- Task brief: Starting at the line that contains "Recreate this image" and stopping at the line that contains "y_ticks = [3, 3.2, 3.4, 3.6, 3.8, 4, 4.2, 4.4]", transcribe every line of the material below exactly; pictures stay out.

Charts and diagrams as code
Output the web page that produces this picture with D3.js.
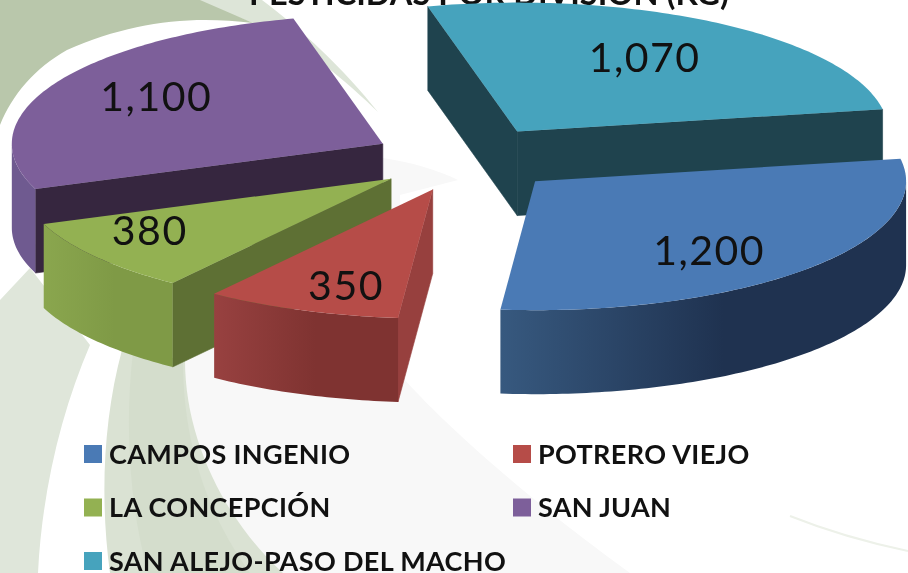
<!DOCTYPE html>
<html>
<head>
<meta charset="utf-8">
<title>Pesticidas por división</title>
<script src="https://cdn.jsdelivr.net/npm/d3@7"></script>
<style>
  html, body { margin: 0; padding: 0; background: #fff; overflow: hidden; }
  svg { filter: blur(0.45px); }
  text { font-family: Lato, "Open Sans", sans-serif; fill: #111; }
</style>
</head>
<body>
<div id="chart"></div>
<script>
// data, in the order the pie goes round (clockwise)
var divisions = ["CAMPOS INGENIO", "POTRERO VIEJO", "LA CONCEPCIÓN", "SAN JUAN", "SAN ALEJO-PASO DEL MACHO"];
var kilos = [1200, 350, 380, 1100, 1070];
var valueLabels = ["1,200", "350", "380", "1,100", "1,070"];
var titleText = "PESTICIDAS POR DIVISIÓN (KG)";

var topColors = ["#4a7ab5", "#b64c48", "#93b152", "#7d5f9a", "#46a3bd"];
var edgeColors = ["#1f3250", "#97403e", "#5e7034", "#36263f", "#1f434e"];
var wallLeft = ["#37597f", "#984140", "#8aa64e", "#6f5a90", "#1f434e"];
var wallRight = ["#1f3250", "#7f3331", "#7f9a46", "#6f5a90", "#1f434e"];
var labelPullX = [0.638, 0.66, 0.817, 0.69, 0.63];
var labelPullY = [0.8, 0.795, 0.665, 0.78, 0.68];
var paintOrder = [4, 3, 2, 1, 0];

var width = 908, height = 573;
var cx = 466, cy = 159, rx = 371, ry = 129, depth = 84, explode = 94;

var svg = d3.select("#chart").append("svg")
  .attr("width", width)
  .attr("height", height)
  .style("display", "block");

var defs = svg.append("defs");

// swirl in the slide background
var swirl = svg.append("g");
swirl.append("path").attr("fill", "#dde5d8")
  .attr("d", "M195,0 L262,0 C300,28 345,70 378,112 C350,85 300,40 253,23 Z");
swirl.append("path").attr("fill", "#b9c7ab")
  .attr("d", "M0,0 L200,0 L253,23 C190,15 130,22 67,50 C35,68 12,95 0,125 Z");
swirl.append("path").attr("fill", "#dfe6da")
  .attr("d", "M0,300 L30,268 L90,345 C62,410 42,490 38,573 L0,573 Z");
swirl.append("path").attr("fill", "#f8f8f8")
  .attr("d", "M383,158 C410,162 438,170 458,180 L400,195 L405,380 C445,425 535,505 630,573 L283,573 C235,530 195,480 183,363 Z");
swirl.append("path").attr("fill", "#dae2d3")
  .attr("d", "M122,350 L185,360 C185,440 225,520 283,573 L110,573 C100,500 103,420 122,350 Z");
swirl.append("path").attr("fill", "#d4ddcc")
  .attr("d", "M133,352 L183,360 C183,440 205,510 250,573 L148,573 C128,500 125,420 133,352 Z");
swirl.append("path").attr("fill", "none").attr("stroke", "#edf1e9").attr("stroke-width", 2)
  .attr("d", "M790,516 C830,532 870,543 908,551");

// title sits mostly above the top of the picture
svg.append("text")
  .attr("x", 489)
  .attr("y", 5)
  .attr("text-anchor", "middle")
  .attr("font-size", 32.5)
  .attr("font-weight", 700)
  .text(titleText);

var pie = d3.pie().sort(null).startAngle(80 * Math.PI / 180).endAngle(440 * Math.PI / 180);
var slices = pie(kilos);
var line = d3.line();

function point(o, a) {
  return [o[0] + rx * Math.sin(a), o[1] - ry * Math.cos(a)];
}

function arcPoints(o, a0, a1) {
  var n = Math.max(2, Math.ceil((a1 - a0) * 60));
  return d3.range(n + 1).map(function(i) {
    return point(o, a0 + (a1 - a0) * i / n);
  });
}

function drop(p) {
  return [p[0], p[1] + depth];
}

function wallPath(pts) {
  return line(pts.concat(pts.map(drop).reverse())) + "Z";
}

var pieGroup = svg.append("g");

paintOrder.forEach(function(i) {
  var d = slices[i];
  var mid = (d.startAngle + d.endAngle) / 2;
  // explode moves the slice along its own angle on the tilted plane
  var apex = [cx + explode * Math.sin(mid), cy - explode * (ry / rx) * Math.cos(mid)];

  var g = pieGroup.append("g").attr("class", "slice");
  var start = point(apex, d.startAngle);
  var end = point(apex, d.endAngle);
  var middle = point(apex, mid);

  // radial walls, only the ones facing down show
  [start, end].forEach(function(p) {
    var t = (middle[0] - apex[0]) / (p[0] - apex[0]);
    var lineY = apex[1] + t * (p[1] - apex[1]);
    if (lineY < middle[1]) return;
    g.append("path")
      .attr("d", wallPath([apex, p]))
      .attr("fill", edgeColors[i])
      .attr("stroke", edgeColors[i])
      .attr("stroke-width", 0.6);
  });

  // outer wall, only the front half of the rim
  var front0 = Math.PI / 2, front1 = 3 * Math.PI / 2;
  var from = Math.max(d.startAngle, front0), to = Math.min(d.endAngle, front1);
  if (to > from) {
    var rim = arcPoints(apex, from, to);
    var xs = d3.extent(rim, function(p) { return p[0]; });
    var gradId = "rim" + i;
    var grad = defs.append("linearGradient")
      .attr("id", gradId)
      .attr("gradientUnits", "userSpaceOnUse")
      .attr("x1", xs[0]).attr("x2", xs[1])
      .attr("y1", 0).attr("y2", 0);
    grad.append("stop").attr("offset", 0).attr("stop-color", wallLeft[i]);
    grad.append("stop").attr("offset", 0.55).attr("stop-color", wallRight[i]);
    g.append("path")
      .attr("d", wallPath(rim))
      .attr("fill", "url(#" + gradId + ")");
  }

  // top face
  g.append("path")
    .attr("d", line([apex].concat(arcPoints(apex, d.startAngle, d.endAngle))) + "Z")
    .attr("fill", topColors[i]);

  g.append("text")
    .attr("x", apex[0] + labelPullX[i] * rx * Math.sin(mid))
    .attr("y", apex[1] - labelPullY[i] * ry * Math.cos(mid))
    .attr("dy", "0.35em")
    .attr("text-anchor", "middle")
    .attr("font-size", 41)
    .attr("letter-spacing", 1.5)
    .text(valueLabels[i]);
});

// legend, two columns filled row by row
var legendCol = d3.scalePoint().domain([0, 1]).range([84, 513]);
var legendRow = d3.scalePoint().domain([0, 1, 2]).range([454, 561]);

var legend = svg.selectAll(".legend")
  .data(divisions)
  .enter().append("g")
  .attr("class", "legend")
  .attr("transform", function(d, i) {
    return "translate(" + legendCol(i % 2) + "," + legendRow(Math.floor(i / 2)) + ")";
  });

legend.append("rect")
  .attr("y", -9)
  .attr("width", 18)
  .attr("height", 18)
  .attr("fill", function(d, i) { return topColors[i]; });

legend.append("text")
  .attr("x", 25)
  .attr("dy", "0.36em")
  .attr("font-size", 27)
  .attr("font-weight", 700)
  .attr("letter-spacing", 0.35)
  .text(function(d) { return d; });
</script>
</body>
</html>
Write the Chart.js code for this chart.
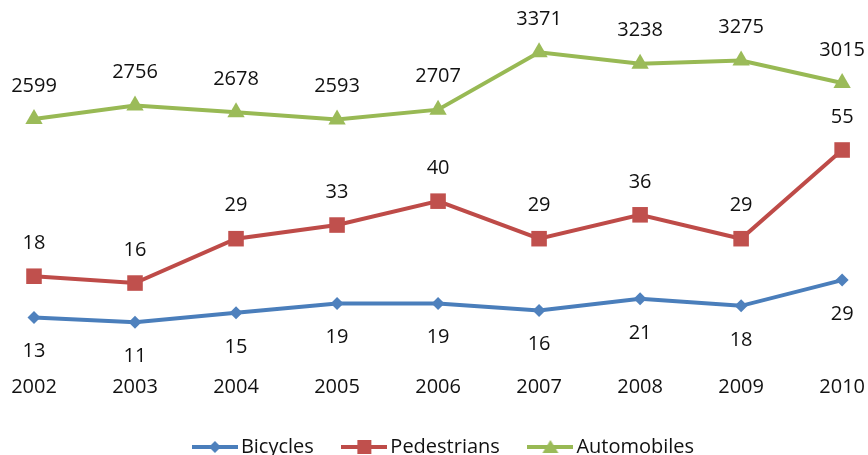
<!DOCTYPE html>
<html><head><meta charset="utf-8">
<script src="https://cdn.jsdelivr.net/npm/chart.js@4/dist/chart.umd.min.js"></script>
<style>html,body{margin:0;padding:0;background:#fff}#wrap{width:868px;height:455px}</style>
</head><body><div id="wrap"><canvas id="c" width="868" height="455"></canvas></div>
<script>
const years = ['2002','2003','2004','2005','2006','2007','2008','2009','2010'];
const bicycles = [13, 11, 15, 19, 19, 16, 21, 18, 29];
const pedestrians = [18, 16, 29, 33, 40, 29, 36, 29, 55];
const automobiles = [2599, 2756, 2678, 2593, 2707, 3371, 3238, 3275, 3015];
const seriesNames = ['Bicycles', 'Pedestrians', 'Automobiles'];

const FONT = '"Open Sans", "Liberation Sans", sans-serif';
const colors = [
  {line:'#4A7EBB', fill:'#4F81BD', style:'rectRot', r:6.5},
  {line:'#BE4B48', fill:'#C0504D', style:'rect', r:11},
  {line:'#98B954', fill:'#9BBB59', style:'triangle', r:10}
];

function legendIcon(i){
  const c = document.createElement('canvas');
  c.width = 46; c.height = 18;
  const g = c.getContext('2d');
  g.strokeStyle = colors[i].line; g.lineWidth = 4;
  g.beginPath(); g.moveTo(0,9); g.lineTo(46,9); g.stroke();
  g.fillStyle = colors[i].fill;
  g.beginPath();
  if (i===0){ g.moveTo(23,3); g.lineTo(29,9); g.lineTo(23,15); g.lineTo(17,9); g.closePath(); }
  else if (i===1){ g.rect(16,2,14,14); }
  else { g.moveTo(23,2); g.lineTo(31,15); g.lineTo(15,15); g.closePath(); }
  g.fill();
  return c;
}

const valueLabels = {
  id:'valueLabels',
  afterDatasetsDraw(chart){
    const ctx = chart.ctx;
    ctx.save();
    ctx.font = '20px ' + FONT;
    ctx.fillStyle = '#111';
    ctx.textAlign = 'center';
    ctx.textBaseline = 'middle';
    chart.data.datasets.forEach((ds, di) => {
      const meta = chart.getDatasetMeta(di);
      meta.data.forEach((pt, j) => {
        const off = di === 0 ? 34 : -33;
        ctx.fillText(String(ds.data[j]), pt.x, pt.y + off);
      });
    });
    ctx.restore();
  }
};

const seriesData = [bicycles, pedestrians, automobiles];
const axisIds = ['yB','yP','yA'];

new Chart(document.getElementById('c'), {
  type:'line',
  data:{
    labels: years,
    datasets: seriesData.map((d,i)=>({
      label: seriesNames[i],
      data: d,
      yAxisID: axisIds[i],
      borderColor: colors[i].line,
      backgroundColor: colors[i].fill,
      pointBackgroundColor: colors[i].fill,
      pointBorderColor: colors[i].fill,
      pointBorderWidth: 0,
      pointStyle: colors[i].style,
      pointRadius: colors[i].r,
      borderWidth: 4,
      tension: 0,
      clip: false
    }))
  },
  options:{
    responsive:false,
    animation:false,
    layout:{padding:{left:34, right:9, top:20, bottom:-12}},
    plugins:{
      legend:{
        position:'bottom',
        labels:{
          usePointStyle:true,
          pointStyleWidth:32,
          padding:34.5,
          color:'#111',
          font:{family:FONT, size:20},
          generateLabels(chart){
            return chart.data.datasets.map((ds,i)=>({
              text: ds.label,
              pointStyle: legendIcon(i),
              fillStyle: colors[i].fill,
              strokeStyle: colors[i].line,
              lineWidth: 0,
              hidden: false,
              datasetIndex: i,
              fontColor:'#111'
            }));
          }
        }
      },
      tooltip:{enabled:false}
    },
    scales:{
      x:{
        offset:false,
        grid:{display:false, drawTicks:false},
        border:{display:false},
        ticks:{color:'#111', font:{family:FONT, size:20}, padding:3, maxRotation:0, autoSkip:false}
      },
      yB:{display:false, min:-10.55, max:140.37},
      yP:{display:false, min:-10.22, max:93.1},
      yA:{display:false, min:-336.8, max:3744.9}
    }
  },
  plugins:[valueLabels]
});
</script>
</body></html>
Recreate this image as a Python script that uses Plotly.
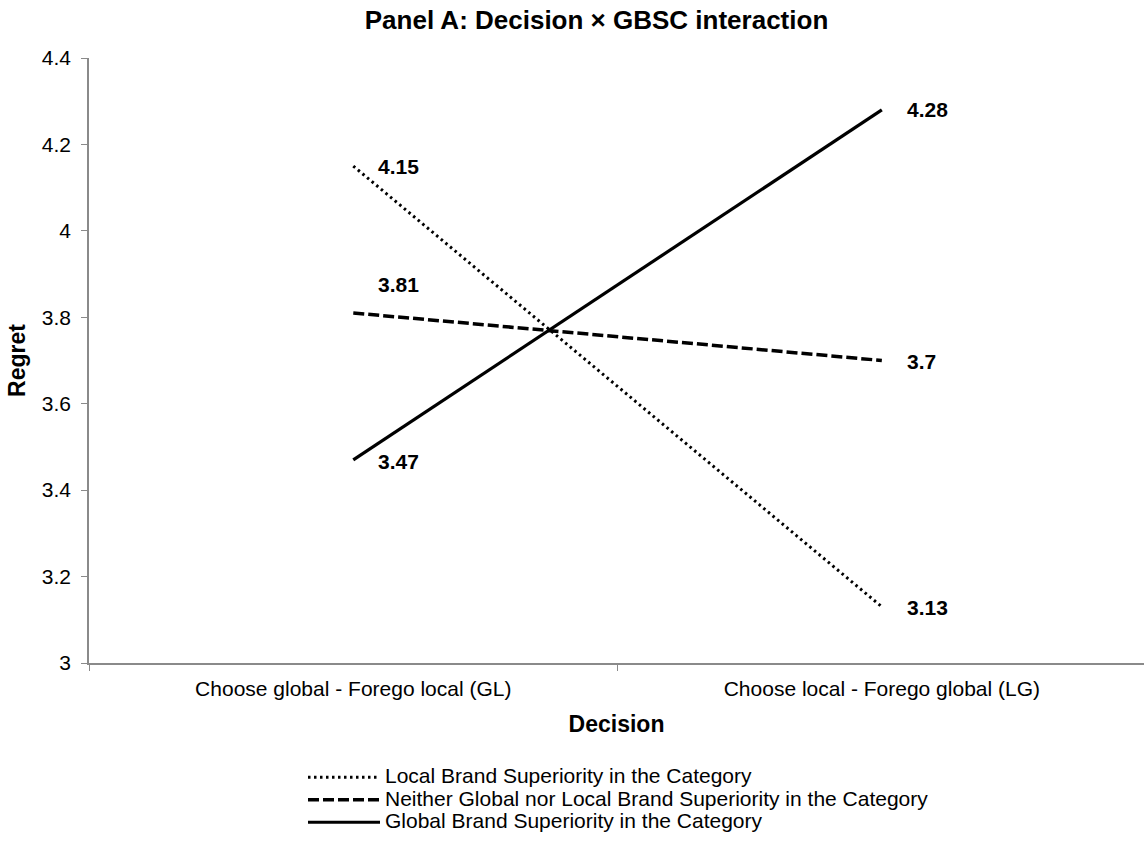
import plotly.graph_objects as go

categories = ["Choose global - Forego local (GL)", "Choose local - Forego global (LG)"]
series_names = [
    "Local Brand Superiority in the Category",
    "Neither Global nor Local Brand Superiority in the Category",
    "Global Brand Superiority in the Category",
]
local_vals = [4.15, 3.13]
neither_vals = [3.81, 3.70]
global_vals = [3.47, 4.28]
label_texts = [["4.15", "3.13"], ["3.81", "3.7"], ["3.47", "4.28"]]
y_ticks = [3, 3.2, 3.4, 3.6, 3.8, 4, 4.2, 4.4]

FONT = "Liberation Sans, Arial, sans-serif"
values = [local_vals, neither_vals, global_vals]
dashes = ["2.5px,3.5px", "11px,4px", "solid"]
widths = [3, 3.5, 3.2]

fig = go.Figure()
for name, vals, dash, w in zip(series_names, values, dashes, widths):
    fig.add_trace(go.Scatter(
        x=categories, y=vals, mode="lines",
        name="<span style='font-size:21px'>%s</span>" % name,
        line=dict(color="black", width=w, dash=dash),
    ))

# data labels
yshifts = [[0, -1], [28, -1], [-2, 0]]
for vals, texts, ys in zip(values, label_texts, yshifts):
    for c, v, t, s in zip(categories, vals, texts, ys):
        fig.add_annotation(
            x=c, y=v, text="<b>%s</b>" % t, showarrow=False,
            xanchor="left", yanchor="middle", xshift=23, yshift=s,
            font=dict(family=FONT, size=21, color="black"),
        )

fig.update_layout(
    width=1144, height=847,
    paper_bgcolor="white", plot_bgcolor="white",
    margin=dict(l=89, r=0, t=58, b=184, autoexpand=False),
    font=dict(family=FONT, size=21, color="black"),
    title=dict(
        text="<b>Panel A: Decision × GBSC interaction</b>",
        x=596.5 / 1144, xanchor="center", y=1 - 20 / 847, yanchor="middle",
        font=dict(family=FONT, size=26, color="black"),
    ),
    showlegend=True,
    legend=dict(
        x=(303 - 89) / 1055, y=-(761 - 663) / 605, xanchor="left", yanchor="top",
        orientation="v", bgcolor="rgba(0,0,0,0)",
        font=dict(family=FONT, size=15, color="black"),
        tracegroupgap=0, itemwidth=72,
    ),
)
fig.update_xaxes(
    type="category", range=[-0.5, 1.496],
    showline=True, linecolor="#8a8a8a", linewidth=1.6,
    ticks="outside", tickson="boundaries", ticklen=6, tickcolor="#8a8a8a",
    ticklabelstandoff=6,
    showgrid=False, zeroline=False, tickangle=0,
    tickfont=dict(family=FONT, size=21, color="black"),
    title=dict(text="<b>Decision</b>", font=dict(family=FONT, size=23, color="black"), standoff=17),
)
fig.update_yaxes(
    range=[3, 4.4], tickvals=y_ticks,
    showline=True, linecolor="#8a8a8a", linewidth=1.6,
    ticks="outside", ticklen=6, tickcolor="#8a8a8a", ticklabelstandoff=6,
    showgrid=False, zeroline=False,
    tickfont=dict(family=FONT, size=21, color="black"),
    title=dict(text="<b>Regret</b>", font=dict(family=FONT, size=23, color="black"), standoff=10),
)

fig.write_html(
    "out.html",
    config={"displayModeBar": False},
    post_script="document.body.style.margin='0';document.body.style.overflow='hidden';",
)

- Response to this exercise:
Recreate this image as a Python script that uses Plotly.
import plotly.graph_objects as go

categories = ["Choose global - Forego local (GL)", "Choose local - Forego global (LG)"]
series_names = [
    "Local Brand Superiority in the Category",
    "Neither Global nor Local Brand Superiority in the Category",
    "Global Brand Superiority in the Category",
]
local_vals = [4.15, 3.13]
neither_vals = [3.81, 3.70]
global_vals = [3.47, 4.28]
label_texts = [["4.15", "3.13"], ["3.81", "3.7"], ["3.47", "4.28"]]
y_ticks = [3, 3.2, 3.4, 3.6, 3.8, 4, 4.2, 4.4]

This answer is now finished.